You are a top guy. You are a top guy to top guys. You are the top guys of top guys. You are the guy top guys want on their T-shirts. You are what top guys want to eat for breakfast.

I was worried! You usually call me when you’re this late.

I bought us some barbecued chicken, salad and lemon meringue pie. But I got hungry and ate.

Does it help to hear about it afterwards? Women seem to enjoy listing food. I can tell you the food I ate before I got here, if that helps with your woman’s hunger.

Speaking of dinner, Carmela’s got some lasagna upstairs.

I’ll pass. I got a few people to see that are late with payments.

I think you have this MO where you manipulate spiritually thirsty women and I think a lot of it is tied up with food somehow, as well as the sexual tension game.

He was a good guy, my father. Everybody liked him. He knew how to have a good time. He loved shellfish, clams, oysters. Taught us how to eat them. You put Worcestershire on, suck them down. It’s good. My mother never ate anything raw. But he wasn’t around much.

You are the ghost of Tony Soprano’s father, and you live in the laundry room, where you hate Anthony Soprano, and tuck curses into his socks. A disgrazia, this boy and his sliders, who never takes off his sunglasses or sees who is at the door. What kind of a man takes so little pleasure in being a man?
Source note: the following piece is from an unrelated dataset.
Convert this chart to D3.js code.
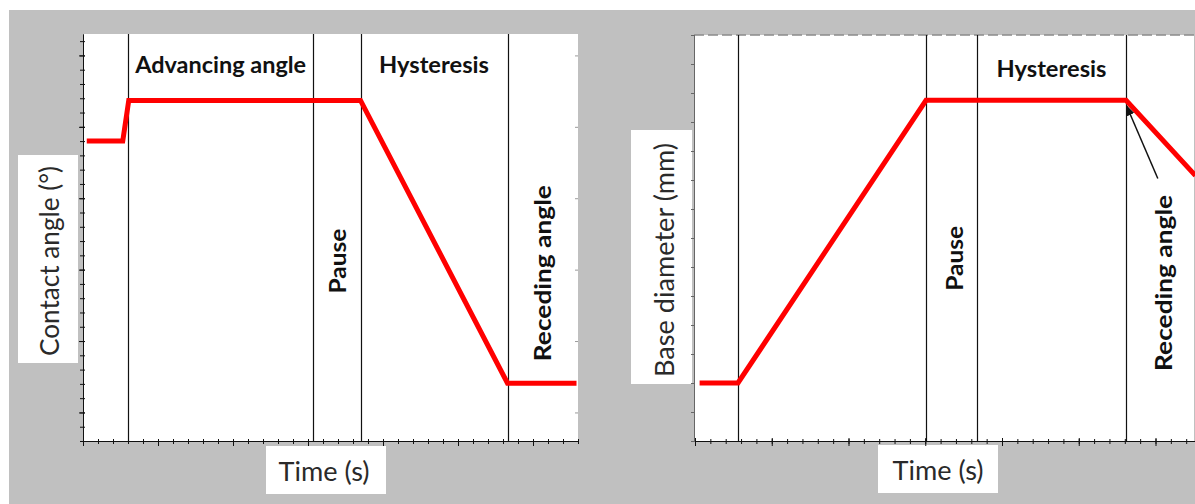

I have a jones for your baked ziti.

I have some in the freezer. I can reheat it. It’s so much better that way. The mozzarella gets nice and chewy.

I like that.


You want some lunch? I got eggplant.

No, no, I just ate.

When you marry a made man, you make your own vow: To be ever prepared to list all the food that’s in the kitchen, any time, day or night. You want something? I have Calabrian chili.
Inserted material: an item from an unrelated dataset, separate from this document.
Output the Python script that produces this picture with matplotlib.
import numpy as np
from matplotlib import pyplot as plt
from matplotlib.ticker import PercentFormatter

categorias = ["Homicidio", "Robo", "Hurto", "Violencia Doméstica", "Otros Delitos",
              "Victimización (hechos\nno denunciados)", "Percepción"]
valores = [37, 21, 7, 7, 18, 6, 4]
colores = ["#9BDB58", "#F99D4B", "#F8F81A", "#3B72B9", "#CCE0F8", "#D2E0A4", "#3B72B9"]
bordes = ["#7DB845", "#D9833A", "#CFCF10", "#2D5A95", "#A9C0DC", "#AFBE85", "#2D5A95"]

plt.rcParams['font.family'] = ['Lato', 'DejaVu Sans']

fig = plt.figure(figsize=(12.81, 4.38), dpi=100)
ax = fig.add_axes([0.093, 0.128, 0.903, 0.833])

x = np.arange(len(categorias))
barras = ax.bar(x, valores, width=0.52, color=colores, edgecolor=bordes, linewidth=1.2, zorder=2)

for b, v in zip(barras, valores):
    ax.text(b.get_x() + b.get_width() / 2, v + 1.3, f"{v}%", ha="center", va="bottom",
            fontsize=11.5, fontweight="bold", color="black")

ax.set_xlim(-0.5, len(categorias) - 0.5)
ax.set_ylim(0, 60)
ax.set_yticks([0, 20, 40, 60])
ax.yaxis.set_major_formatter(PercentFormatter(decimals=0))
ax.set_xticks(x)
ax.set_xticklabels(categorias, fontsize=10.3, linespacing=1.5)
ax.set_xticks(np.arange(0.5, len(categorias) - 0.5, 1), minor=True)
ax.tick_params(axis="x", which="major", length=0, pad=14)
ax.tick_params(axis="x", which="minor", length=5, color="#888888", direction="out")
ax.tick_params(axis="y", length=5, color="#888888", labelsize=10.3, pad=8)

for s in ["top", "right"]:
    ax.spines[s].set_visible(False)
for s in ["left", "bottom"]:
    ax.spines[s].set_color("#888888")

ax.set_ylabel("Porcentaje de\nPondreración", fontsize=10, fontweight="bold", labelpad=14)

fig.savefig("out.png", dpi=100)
We’ve been driving since 7, nobody’s eaten.

I got no power, I’m closing soon as these last people leave.

Let’s go to Mickey D’s.

Yeah, all right, let’s go.

Nobody’s eaten. Whose fault is that?

You like crème anglaise?

Always the questions he never had an answer to. Anthony, answer the door and see who’s there. Anthony, do you like crème anglaise? “I don’t know how to answer fag questions,” he had tried to explain to his mother once, who accused him of trying to be a smart-ass. “A fag question,” he tried again, “like something I don’t know, that’s a fag question.” Beyond the limits of the known was all faggotry, like California and strangers and unfamiliar highway routes and how to make espresso.

You’re using mesquite. That makes the sausage taste peculiar.

Hi, Grandma.

Happy birthday, my big boy.

There are two kinds of fat in our profession; work fat, or fat incurred in the line of business, which nobody remarks upon, and private, or non-occupational fat, or fat incurred off the books, which everyone is entitled to bust your balls about, including guys junior to you, forever, and it’s part of the job to take it.

You want me to make you pastina? Something in your stomach?

Any major dude with half a heart surely will tell you, my friend. Have you ever seen a squonk’s tears? Have they settled in your stomach? You are Anthony Soprano, and it is 2004, and the 4th-generation iPod coming out later this year is supposed to have a color screen, and your stomach hurts.